Sebagai perempuan yang mampu membuktikan kapasistas diri sebagai pemimpin daerah, Hairiah, S.H. (Wakil Bupati Sambas) banyak bercerita mengenai program apa saja yang telah dijalankan untuk meningkatkan kualitas SDM dan taraf hidup perempuan di wilayah di Sambas. Hairiah, S.H. juga mendorong perempuan-perempuan untuk duduk di kursi kepemimpinan mulai dari level desa agar bisa ikut menyusun program-program pemberdayaan yang pro partisipasi perempuan.
Diskusi tambah menarik dengan adanya banyak pertanyaan dari para peserta. Terdapat 9 penanya yang berasal dari beragam latar belakang yaitu LBH, LSM, dosen, mahasiswa, dan pemerintah. Beberapa penanya berbagi cerita mengenai kiprah yang telah dijalankan komunitasnya dalam mendorong perjuangan kesetaraan perempuan di Kalimantan Barat. Seperti yang dilakukan oleh Bu Rosita melalui Lembaga Bantuan Hukum (LBH) yang memberikan kepedulian kepada perempuan-perempuan yang terkena kasus hukum maupun memperjuangkan hak-hak perempuan di rumah tahanan.
Yeni Mada dari Balai Bahasa ikut berbagi ide bahwa kalau mau menggali lebih dalam tentang perempuan akan menemukan banyak hal yang melampaui apa yang selama ini telah dipikirkan oleh masyarakat. Cerita-cerita rakyat atau cerita lisan selalu menunjukkan bahwa perempuan sejak dulu dikenal kuat dan memiliki peran yang besar dalam kehidupan. Seperti dalam bahasa, kita kenal dengan kata “ibu bumi” dan “ibu kota”. Ada banyak hal yang ternyata melampaui dari kekuatan-kekuatan yang bisa diukur oleh manusia. Problemnya saat ini adalah ketika dikatakan perempuan harus maju ke publik tetapi banyak perempuan yang memilih untuk tidak terlihat. Memilih posisi tidak kelihatan karena lebih memilih menjadi pilar-pilar yang kuat dalam keluarga. “Mempelajari perempuan itu harus multidimensi agar bisa melihat lebih luas”, kata Yeni Mada.

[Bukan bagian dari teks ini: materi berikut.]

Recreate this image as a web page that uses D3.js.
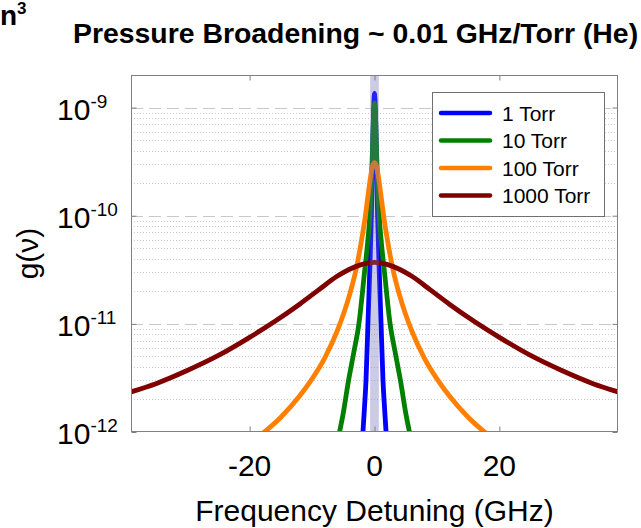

Perempuan memiliki potensi yang besar dalam mempengaruhi pembangunan di Kalimantan Barat dan perlu penguatan kapasitas pemberdayaan yang dimulai dari rumah pertama yaitu keluarga.
Refleksi dari diskusi publik ini disampaikan oleh Dr. Syarifah Ema Rahmaniah yang memberikan pertanyaan pamungkas ke seluruh penjuru ruangan, “Setelah diskusi ini kita mau melakukan apa?”. Lanjutnya, bahwa perlu 4 tahap yang saling berkelanjutan untuk bisa lebih efektif mendorong kebijakan publik yang sadar kesetaraan gender. Pertama, diskusi. Kedua, aksi yang bisa diupayakan dengan berbasis komunitas atau instansi dimana kita berada. Ketiga, advokasi untuk komunitas dan masyarakat. Keempat, publikasi semuanya dari tahap diskusi, aksi, advokasi sehingga menjadi role model bahwa di Kalimantan Barat ada komunitas-komunitas pejuang kesetaraan gender yang bersinergi dengan berbagai stakeholder. “Tambahkan energi positif kita untuk agen perubahan di Kalimantan Barat”, pesan dari Dr. Syarifah Ema Rahmaniah.
Acara diskusi publik ini semakin semarak dengan ditampilkannya musik tradisional Sape dan tari Tidayu (Tionghoa, Dayak, Melayu) yang dimainkan dengan suka cita oleh para mahasiswa prodi Antropologi Sosial. Di penghujung diskusi diadakan acara ramah tamah dan foto bersama.